From storms and floods to raging wildfires and fatal debris flows, Santa Barbara is no stranger to disasters and emergency preparedness.
But the COVID-19 pandemic is a new kind of disaster.
This is the second week that the health crisis is requiring all Californians to stay at home, and there’s no end yet in sight. All schools are closed and, unless you’re a part of the “essential” workforce, you’re not supposed to leave home, except to buy food, pick up medicine, or exercise outdoors at least six feet away from others. Thousands more people are now unemployed in Santa Barbara County alone, with thousands more likely to come, and collective anxiety continues to build, with no known release date from our statewide house arrest.

As of press time, there are 24 positive cases in Santa Barbara County, four of whom are fully recovered and 19 recovering at home. The remaining patient is hospitalized.

Dr. Henning Ansorg, the county health officer, said our region’s hospitals and health-care providers are ready for the “surge” of new cases that will ​— ​not might ​— ​hit us any day now. Hospitals are accepting handmade sewn masks due to the shortage, and doctors are prepared to build treatment rooms in outdoor tents with beds, even committing to using empty hotel rooms if worse comes to worst.

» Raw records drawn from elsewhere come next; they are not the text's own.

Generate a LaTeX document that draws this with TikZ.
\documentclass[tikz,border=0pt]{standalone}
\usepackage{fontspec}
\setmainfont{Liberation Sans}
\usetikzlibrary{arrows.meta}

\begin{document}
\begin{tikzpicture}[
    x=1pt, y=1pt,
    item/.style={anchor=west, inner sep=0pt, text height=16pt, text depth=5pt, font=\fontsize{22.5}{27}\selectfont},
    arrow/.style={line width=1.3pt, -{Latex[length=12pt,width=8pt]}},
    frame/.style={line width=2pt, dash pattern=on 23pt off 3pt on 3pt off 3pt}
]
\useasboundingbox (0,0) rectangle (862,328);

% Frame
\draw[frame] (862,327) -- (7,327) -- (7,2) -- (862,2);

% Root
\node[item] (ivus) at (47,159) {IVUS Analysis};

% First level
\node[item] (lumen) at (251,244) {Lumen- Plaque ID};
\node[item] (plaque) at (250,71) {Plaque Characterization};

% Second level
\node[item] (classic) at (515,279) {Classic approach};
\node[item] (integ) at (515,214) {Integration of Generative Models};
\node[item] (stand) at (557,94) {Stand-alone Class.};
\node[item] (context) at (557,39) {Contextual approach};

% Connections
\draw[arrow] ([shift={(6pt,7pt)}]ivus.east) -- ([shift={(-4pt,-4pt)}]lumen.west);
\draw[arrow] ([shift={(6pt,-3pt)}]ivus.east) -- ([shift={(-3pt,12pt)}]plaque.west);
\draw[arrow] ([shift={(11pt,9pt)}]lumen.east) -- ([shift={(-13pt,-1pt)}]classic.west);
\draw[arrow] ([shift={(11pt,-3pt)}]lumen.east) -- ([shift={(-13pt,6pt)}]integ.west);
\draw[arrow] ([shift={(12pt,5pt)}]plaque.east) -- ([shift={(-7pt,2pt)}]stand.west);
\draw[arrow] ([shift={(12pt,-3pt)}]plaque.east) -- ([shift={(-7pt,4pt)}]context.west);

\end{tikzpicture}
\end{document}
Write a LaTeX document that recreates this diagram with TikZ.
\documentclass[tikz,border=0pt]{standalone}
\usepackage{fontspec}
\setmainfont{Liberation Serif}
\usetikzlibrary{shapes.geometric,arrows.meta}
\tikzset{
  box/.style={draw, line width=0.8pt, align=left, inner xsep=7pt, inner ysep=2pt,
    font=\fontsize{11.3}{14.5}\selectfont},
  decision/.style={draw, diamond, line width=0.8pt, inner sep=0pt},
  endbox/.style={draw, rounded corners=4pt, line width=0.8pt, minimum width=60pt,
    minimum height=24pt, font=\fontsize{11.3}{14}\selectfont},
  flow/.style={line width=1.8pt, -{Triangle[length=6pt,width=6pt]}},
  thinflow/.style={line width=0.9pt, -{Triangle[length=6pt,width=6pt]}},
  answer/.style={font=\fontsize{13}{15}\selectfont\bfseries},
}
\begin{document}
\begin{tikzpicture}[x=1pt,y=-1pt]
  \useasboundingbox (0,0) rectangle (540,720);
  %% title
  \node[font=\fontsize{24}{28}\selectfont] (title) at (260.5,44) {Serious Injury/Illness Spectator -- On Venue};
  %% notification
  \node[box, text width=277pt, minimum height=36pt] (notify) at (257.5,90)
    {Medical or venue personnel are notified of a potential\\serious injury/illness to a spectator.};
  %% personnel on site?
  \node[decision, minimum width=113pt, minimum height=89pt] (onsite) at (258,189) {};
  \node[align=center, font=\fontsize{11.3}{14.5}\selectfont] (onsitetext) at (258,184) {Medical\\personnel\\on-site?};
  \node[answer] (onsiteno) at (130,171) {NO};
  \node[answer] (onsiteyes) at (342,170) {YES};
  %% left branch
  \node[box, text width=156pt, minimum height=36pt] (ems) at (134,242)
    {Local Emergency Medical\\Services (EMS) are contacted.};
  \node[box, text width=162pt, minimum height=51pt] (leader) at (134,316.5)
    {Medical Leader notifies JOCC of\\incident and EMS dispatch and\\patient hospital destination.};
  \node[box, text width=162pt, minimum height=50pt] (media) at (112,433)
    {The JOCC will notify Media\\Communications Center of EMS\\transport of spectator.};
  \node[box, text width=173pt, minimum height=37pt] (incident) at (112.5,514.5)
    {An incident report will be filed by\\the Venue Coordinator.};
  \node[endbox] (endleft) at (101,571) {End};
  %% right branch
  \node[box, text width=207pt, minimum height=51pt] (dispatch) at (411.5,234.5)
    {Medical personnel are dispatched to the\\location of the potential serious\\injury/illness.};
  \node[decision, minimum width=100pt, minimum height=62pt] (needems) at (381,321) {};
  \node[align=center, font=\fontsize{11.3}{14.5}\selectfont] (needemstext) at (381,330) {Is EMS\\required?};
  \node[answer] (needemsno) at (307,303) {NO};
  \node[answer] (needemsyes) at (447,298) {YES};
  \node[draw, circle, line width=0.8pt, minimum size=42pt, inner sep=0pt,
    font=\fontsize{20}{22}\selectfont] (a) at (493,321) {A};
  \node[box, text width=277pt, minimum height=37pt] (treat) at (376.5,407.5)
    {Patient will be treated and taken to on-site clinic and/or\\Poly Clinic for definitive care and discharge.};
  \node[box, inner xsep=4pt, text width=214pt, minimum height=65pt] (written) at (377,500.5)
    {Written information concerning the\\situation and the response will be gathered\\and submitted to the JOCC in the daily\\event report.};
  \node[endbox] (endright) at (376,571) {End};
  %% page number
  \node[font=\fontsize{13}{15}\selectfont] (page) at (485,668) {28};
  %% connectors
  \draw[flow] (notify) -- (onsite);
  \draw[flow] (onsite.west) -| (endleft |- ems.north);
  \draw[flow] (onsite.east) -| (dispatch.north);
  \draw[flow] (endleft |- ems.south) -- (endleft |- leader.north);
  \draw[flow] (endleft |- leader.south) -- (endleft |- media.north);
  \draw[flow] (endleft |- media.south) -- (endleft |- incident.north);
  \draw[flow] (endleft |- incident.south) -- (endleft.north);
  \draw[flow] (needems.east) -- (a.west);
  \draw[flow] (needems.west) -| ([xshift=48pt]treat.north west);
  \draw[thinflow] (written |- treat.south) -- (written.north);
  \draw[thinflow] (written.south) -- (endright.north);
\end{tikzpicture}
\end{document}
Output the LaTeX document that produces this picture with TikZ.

As the medical unknowns abound, the community is already taking steps to address the economic side of the crisis. Both the County and the City of Santa Barbara issued eviction moratoriums Tuesday, protecting all of those who lost their income source at the hands of the life-altering virus. Many of Santa Barbara’s hundreds of nonprofits have stepped in to help, like Showers of Blessing helping the homeless get showers, the Foodbank delivering free meals to the elderly, and 805 Undocufund helping undocumented immigrants receive benefits while out of work.

On the federal level, after days of squabbling, the Trump administration passed a nearly $2 trillion rescue package for Americans economically scathed by COVID-19. This includes $1,200 per taxpayer in individual payments and $500 extra per child for those who make less than $75,000 a year.